The institutions are trying to head off tough criticisms by the Office of Fair Trading, which may recommend a reference of City fees to the Monopolies and Mergers Commission.

As part of the campaign, pension fund and insurance industry representatives on a CBI working group have offered to encourage a move by merchant banks to reduce sub-underwriting fees, a lucrative source of income for the institutions.

They have also said they will back companies that decide to cut their dividends when they make rights issues, which would further reduce the cost of new capital.

Because rights issues are sold at a discount, the normal practice of maintaining the dividend actually increases the cash distribution to shareholders, raising the cost of capital. This has led to sharp criticisms of conventional underwritten rights issues, especially by US investment banks.

Despite the concessions, senior City and industry representatives in the working group - which includes John Mayo, finance director of Zeneca - are believed to have reached deadlock following a dispute over the closely related question of pre-emption rights.
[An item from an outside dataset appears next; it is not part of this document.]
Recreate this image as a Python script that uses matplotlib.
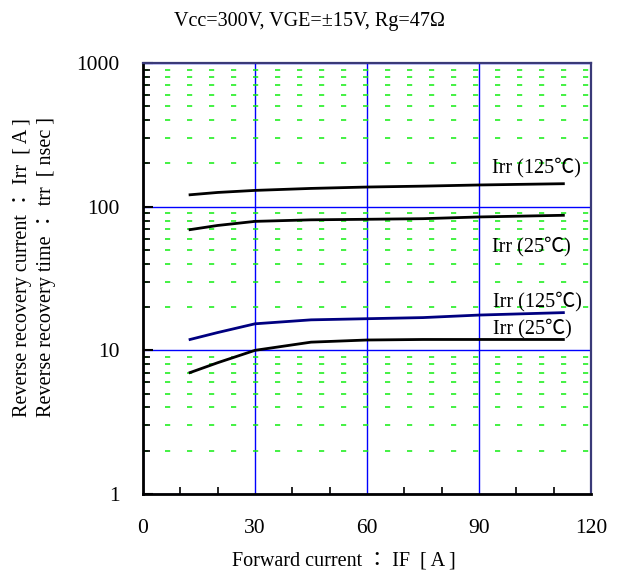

These give existing shareholders first call on new shares in a rights issue.

Industry representatives have been pressing for an increase in the level at which companies can issue new shares without permission from shareholders, from the current 5 per cent to at least 15 per cent.

The industry side believes a higher ceiling would reduce the cost of capital to companies, but institutions deny this claim.

Institutional sources believe that a compromise proposal, under which the pre-emption rights ceiling would be raised but a formula introduced to protect shareholders by controlling the discount on the rights issue, is likely to be completely unworkable.

The National Association of Pension Funds and the Association of British Insurers, whose director general is Mark Boleat, have a total of four representatives on the CBI group, which is an offshoot of the employers' companies committee.

The institutions' willingness to consider lower fees emerged after a meeting between the NAPF, the ABI and the London Investment Bankers Association, which represents the bankers who organise rights issues.

The bankers told the ABI and the NAPF that members planned to introduce increasing flexibility into the flat fees of 1.25 per cent charged for sub-underwriting, regardless of the size of company or the amount of cash raised. The ABI has now told members to expect offers of lower fees.

Suggestions by investment banks include the introduction of tender offers for sub-underwriting so there would be competition on fees, and lower rates of commission than 1.25 per cent for parts of an issue.

The ABI has also pressed members to encourage finance directors to consider whether underwriting can be dropped for certain issues.